** BEGIN **

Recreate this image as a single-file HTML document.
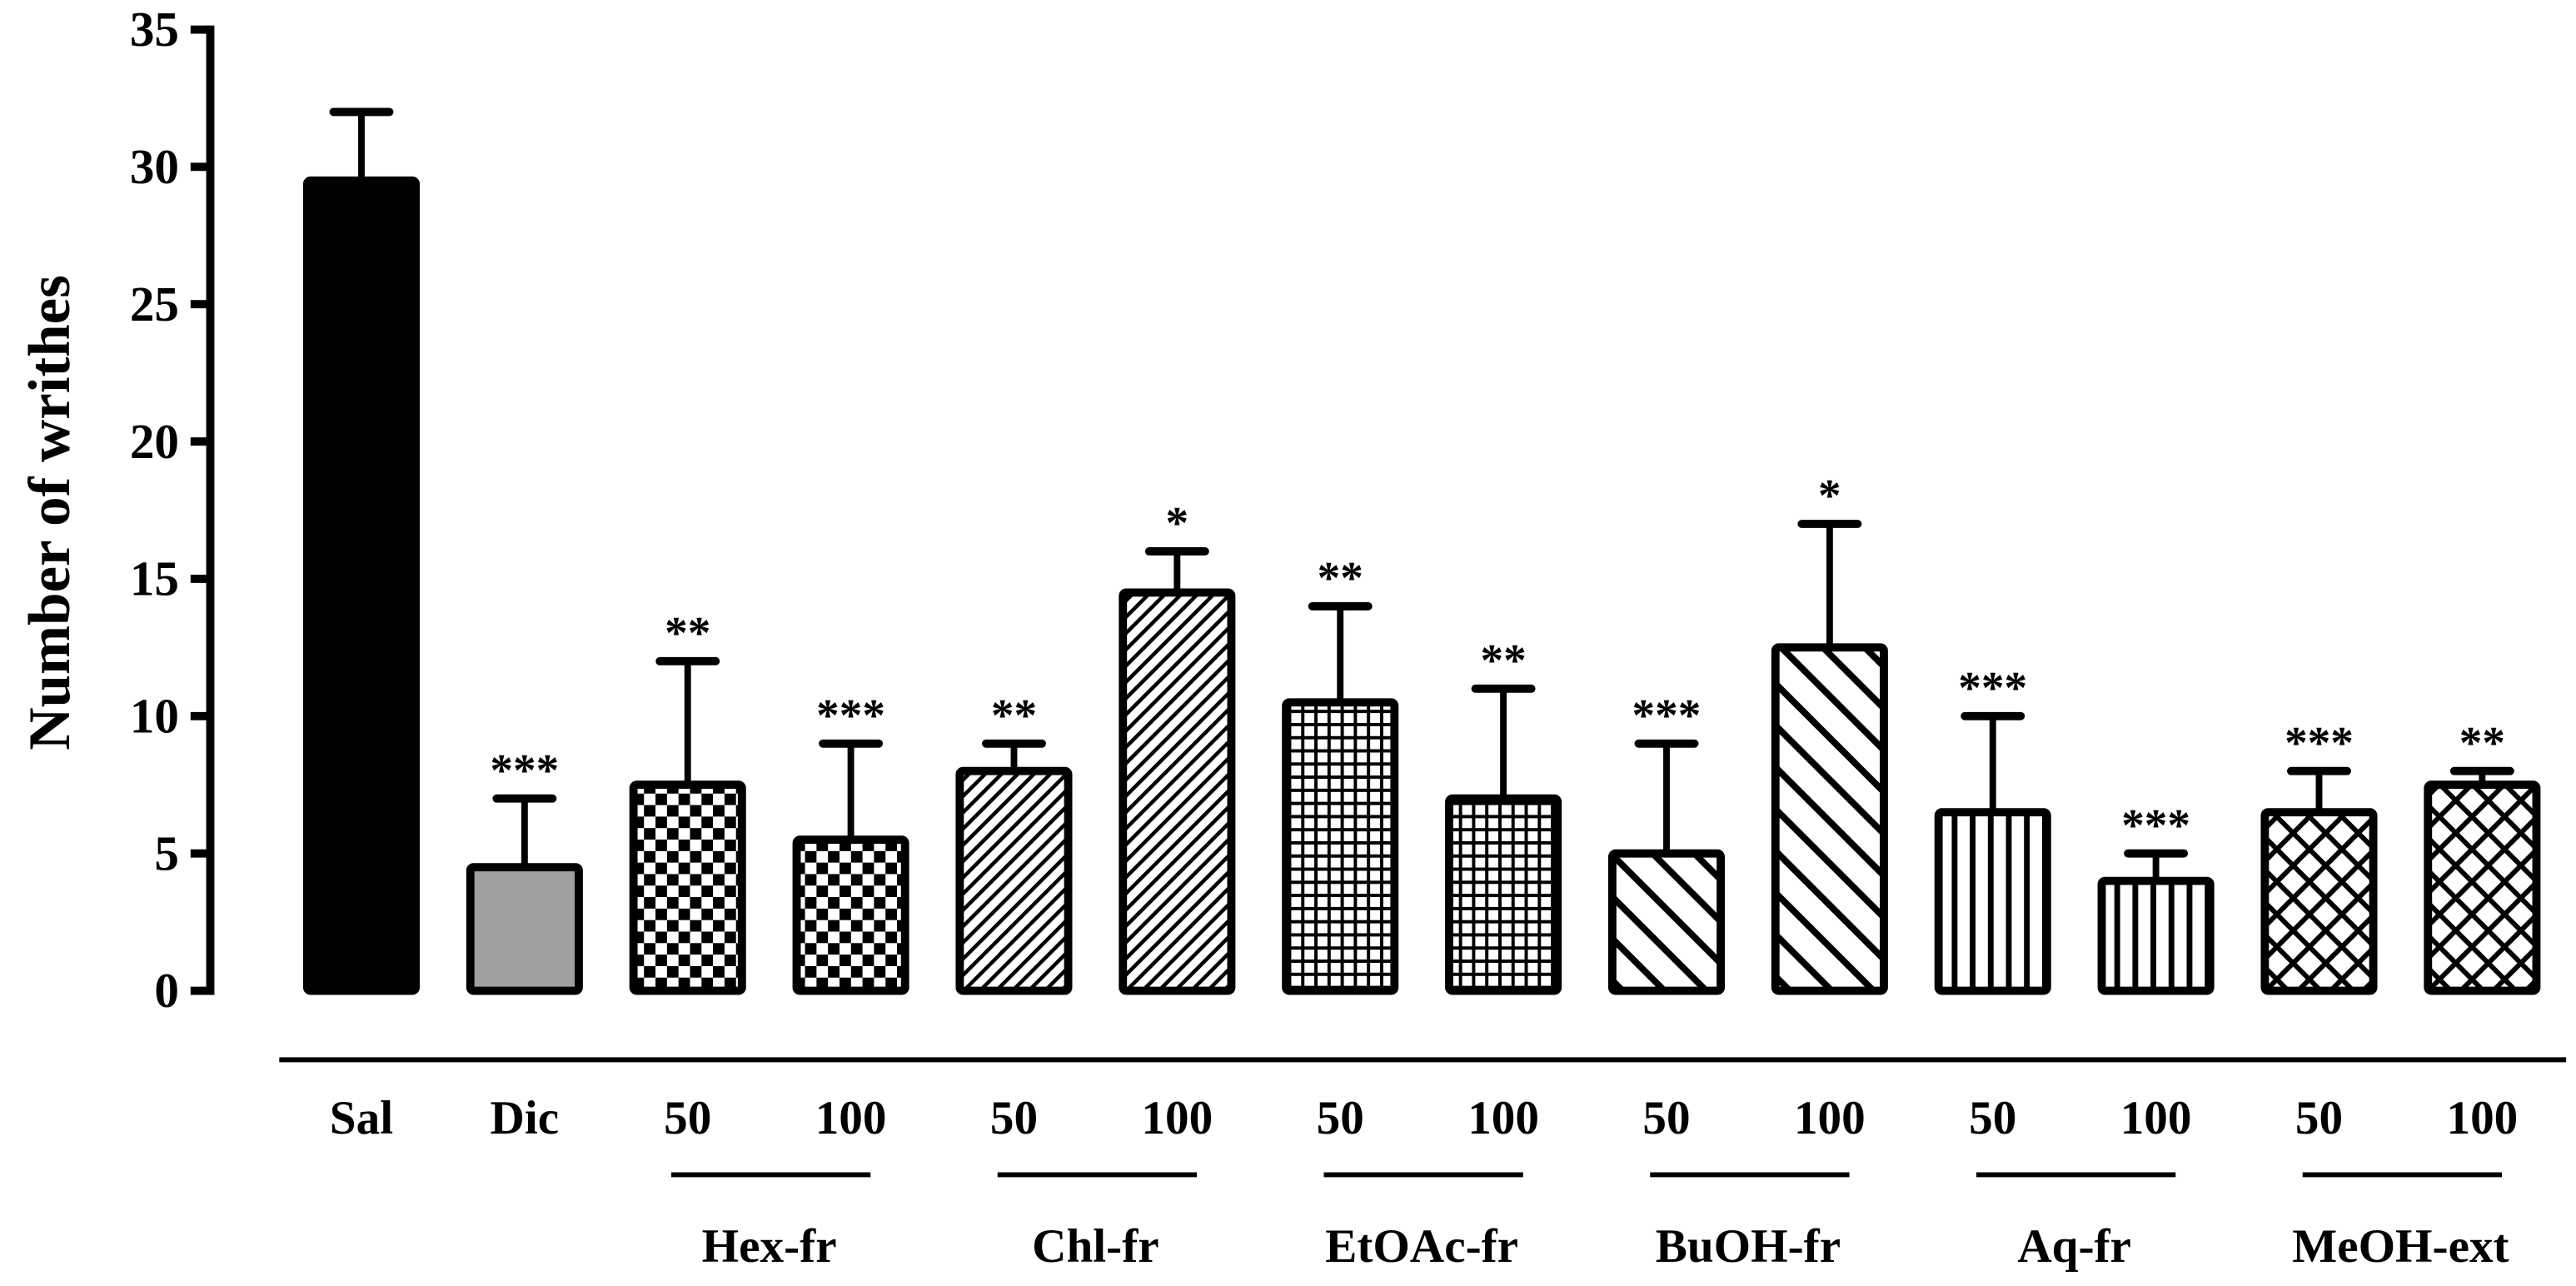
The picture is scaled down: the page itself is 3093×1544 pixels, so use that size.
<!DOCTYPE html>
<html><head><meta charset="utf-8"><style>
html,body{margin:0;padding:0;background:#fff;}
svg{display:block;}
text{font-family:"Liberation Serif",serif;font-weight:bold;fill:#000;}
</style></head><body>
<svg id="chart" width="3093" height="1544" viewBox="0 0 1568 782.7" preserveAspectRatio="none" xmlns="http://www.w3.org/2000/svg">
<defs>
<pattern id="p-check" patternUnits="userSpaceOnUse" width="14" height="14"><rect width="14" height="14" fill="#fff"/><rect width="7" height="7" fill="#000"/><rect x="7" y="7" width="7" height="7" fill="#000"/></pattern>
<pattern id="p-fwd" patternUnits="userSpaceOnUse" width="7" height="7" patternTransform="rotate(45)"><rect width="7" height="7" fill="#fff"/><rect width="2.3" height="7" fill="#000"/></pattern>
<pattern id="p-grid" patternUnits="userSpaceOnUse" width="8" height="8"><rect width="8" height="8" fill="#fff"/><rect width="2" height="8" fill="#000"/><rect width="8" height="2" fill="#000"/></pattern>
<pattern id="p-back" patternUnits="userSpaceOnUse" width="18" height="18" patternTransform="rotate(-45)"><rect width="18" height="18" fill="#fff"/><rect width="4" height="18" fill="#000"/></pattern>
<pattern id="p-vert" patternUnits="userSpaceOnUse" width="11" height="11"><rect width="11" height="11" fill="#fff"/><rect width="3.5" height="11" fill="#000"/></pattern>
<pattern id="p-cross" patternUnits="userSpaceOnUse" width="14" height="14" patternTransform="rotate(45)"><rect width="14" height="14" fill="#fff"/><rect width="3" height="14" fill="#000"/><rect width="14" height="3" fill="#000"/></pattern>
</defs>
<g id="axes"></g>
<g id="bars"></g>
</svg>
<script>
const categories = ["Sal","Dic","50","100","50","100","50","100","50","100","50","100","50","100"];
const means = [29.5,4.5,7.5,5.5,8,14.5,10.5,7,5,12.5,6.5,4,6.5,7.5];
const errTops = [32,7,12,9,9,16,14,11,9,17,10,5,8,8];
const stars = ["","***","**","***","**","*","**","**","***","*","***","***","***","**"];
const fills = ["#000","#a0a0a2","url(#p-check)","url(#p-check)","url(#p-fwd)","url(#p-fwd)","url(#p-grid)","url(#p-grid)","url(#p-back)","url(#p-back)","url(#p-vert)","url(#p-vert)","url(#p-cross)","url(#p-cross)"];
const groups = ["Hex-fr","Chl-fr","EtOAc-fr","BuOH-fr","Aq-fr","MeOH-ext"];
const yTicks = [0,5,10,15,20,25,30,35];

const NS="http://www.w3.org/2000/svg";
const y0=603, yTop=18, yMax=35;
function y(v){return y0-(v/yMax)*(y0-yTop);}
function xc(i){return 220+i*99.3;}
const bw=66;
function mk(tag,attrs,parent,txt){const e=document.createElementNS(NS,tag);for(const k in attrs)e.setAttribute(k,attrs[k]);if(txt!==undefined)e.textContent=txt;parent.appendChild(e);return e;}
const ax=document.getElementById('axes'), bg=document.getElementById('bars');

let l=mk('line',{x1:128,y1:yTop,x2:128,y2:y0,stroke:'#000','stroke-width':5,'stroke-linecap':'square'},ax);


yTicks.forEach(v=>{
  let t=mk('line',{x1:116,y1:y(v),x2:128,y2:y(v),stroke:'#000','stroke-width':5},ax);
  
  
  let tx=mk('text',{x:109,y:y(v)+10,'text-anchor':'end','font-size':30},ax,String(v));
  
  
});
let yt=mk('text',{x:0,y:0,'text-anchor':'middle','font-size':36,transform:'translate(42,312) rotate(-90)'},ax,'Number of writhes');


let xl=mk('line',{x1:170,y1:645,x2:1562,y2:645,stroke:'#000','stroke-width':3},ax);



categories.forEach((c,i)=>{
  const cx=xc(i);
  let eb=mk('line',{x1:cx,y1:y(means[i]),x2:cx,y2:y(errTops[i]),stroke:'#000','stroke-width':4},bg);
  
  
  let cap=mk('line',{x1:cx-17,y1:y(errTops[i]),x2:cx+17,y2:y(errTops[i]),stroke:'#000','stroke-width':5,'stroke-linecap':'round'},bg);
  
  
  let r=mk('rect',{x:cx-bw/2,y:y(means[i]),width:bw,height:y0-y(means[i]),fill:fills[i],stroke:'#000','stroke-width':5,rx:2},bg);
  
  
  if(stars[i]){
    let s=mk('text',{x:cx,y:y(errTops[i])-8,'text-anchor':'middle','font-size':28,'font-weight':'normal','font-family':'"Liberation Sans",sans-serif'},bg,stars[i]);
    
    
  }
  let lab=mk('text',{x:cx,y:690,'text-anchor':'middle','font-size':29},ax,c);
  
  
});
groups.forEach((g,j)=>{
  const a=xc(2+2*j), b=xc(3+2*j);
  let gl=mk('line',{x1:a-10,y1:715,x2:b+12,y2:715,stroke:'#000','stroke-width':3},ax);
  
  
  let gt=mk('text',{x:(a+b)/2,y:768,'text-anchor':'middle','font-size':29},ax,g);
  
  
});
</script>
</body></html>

** END **

Using the data above, write out every line exactly, leaving the images behind.

Recreate this image as a single-file HTML document.
The picture is scaled down: the page itself is 3093×1544 pixels, so use that size.
<!DOCTYPE html>
<html><head><meta charset="utf-8"><style>
html,body{margin:0;padding:0;background:#fff;}
svg{display:block;}
text{font-family:"Liberation Serif",serif;font-weight:bold;fill:#000;}
</style></head><body>
<svg id="chart" width="3093" height="1544" viewBox="0 0 1568 782.7" preserveAspectRatio="none" xmlns="http://www.w3.org/2000/svg">
<defs>
<pattern id="p-check" patternUnits="userSpaceOnUse" width="14" height="14"><rect width="14" height="14" fill="#fff"/><rect width="7" height="7" fill="#000"/><rect x="7" y="7" width="7" height="7" fill="#000"/></pattern>
<pattern id="p-fwd" patternUnits="userSpaceOnUse" width="7" height="7" patternTransform="rotate(45)"><rect width="7" height="7" fill="#fff"/><rect width="2.3" height="7" fill="#000"/></pattern>
<pattern id="p-grid" patternUnits="userSpaceOnUse" width="8" height="8"><rect width="8" height="8" fill="#fff"/><rect width="2" height="8" fill="#000"/><rect width="8" height="2" fill="#000"/></pattern>
<pattern id="p-back" patternUnits="userSpaceOnUse" width="18" height="18" patternTransform="rotate(-45)"><rect width="18" height="18" fill="#fff"/><rect width="4" height="18" fill="#000"/></pattern>
<pattern id="p-vert" patternUnits="userSpaceOnUse" width="11" height="11"><rect width="11" height="11" fill="#fff"/><rect width="3.5" height="11" fill="#000"/></pattern>
<pattern id="p-cross" patternUnits="userSpaceOnUse" width="14" height="14" patternTransform="rotate(45)"><rect width="14" height="14" fill="#fff"/><rect width="3" height="14" fill="#000"/><rect width="14" height="3" fill="#000"/></pattern>
</defs>
<g id="axes"></g>
<g id="bars"></g>
</svg>
<script>
const categories = ["Sal","Dic","50","100","50","100","50","100","50","100","50","100","50","100"];
const means = [29.5,4.5,7.5,5.5,8,14.5,10.5,7,5,12.5,6.5,4,6.5,7.5];
const errTops = [32,7,12,9,9,16,14,11,9,17,10,5,8,8];
const stars = ["","***","**","***","**","*","**","**","***","*","***","***","***","**"];
const fills = ["#000","#a0a0a2","url(#p-check)","url(#p-check)","url(#p-fwd)","url(#p-fwd)","url(#p-grid)","url(#p-grid)","url(#p-back)","url(#p-back)","url(#p-vert)","url(#p-vert)","url(#p-cross)","url(#p-cross)"];
const groups = ["Hex-fr","Chl-fr","EtOAc-fr","BuOH-fr","Aq-fr","MeOH-ext"];
const yTicks = [0,5,10,15,20,25,30,35];

const NS="http://www.w3.org/2000/svg";
const y0=603, yTop=18, yMax=35;
function y(v){return y0-(v/yMax)*(y0-yTop);}
function xc(i){return 220+i*99.3;}
const bw=66;
function mk(tag,attrs,parent,txt){const e=document.createElementNS(NS,tag);for(const k in attrs)e.setAttribute(k,attrs[k]);if(txt!==undefined)e.textContent=txt;parent.appendChild(e);return e;}
const ax=document.getElementById('axes'), bg=document.getElementById('bars');

let l=mk('line',{x1:128,y1:yTop,x2:128,y2:y0,stroke:'#000','stroke-width':5,'stroke-linecap':'square'},ax);


yTicks.forEach(v=>{
  let t=mk('line',{x1:116,y1:y(v),x2:128,y2:y(v),stroke:'#000','stroke-width':5},ax);
  
  
  let tx=mk('text',{x:109,y:y(v)+10,'text-anchor':'end','font-size':30},ax,String(v));
  
  
});
let yt=mk('text',{x:0,y:0,'text-anchor':'middle','font-size':36,transform:'translate(42,312) rotate(-90)'},ax,'Number of writhes');


let xl=mk('line',{x1:170,y1:645,x2:1562,y2:645,stroke:'#000','stroke-width':3},ax);



categories.forEach((c,i)=>{
  const cx=xc(i);
  let eb=mk('line',{x1:cx,y1:y(means[i]),x2:cx,y2:y(errTops[i]),stroke:'#000','stroke-width':4},bg);
  
  
  let cap=mk('line',{x1:cx-17,y1:y(errTops[i]),x2:cx+17,y2:y(errTops[i]),stroke:'#000','stroke-width':5,'stroke-linecap':'round'},bg);
  
  
  let r=mk('rect',{x:cx-bw/2,y:y(means[i]),width:bw,height:y0-y(means[i]),fill:fills[i],stroke:'#000','stroke-width':5,rx:2},bg);
  
  
  if(stars[i]){
    let s=mk('text',{x:cx,y:y(errTops[i])-8,'text-anchor':'middle','font-size':28,'font-weight':'normal','font-family':'"Liberation Sans",sans-serif'},bg,stars[i]);
    
    
  }
  let lab=mk('text',{x:cx,y:690,'text-anchor':'middle','font-size':29},ax,c);
  
  
});
groups.forEach((g,j)=>{
  const a=xc(2+2*j), b=xc(3+2*j);
  let gl=mk('line',{x1:a-10,y1:715,x2:b+12,y2:715,stroke:'#000','stroke-width':3},ax);
  
  
  let gt=mk('text',{x:(a+b)/2,y:768,'text-anchor':'middle','font-size':29},ax,g);
  
  
});
</script>
</body></html>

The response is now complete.